'Mind Mangler' review — Mischief Theatre pokes fun at magic shows
Read our review of Mind Mangler, the latest comedy play from the creators of The Play That Goes Wrong, off Broadway at New World Stages through March 3.
The Mind Mangler wants to know your secrets. Upon entering New World Stages, audience members scribble their names and deep-seated truths on paper, which are placed into two glass bowls onstage. The classified information becomes a bit in Mind Mangler, a show in which a bungling mentalist attempts to read minds and manipulate physical objects. It doesn’t go well. And neither does the show.
Written by Henry Lewis, Jonathan Sayer, and Henry Shields, Mind Mangler is the latest comedic foray from Mischief Theatre and a spin-off of the troupe’s Magic Goes Wrong in London's West End. This year alone, Mischief has had two other shows in New York: The Play That Goes Wrong — at New World Stages alongside Mind Mangler — and last season’s Peter Pan Goes Wrong on Broadway.

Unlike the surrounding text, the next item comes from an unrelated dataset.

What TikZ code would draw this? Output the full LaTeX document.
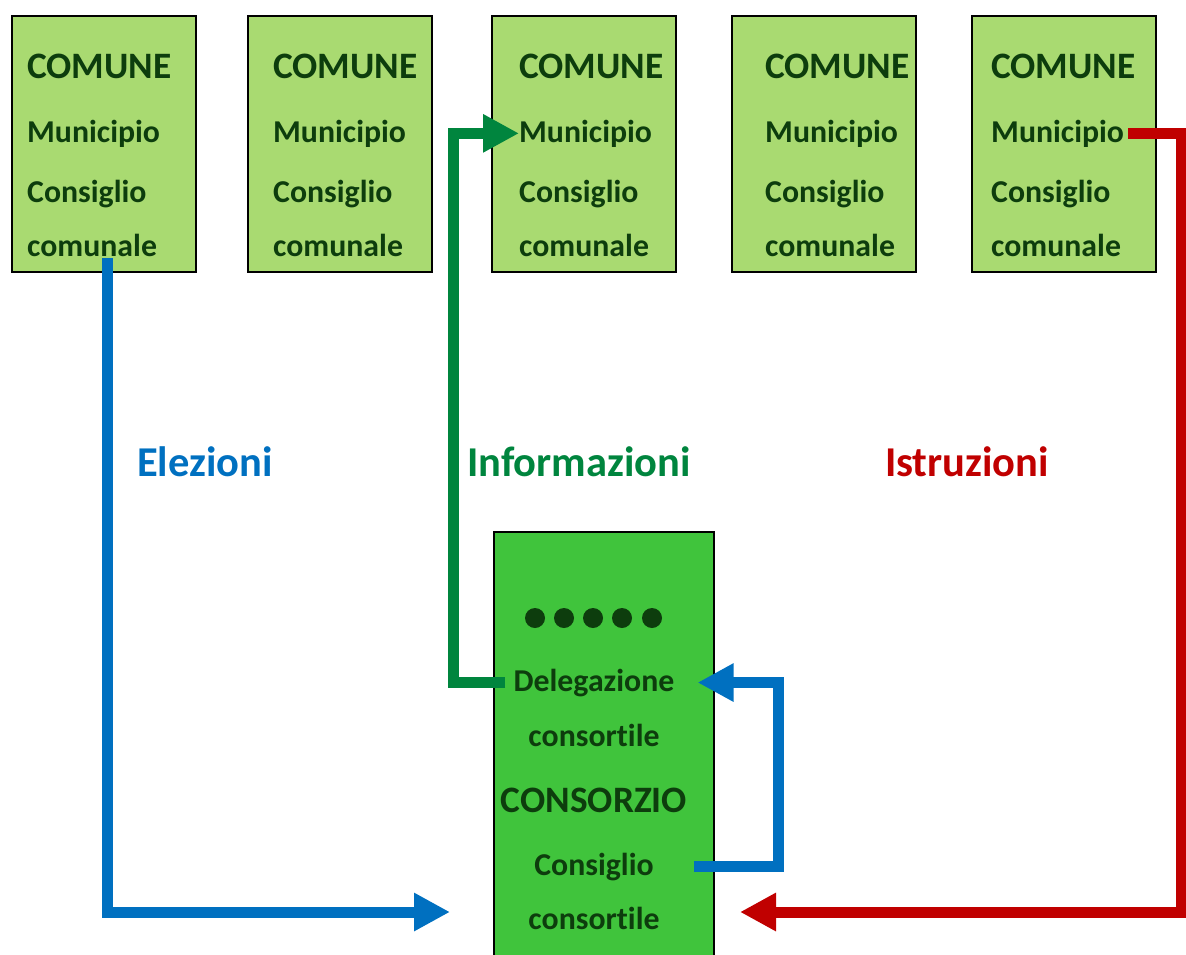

The award-winning Mischief Theatre is lauded for its slapstick humor and running gags. In Mind Mangler, there’s a recurring poorly timed sound cue and jabs at audience members. But the show lacks the spectacle of Mischief’s earlier works, with large ensembles and sprawling sets that crash and ignite with pyrotechnics when things go wrong.
The incompetent mentalist is played by Henry Lewis, the show’s co-writer and the artistic director of Mischief. He’s fresh off a disappointing two-night run at a Holiday Inn in Scranton, Pennsylvania, and eager to tighten his act in New York before performing at the Sydney Opera House. He tries to read people’s minds with his supposedly superior senses of sight, smell, and taste.
At the performance I attended, he guessed someone’s job was “outside,” but in reality, they worked indoors as an 18th-century European porcelain seller, which became a repeated gag throughout the show, to much comic effect.
The mentalist’s stooge is played with hilarity by co-writer Jonathan Sayer, an audience plant and volunteer for several acts. Sayer wears different t-shirts with sayings like “Audience Member #2 With Glasses,” causing loud guffaws from the audience.
But the audience isn’t off the hook. There is participation involved. In one scene, a brave volunteer pretended to be hypnotized onstage. In another, the Mind Mangler guessed secrets — which, magically, he did. One of my fellow audience members has only eight toes, and another accidentally knocked over Stockard Channing at a restaurant.
Some of the best parts of Mind Mangler involve breaking set pieces. When trying to bend a spoon, the mentalist’s efforts instead cause a microphone stand to curve, and a lighting rig to descend. (The spoon, however, remains intact). Another standout moment is when he tries — and fails — an escapology trick, leading to his decapitation not once, but twice.
The two-hour show, directed by Hannah Sharkey, is too long for its good. (At the start of Act 2, the Mind Mangler says he’s been told intermission is a highlight of the show.) The eventual payoff of the mentalist’s tricks takes too long to be satisfying. And where other Mischief shows are family-friendly, this one features too many off-the-cuff curse words for kids. It might be best enjoyed by a stag party or friend group after a round or two of drinks.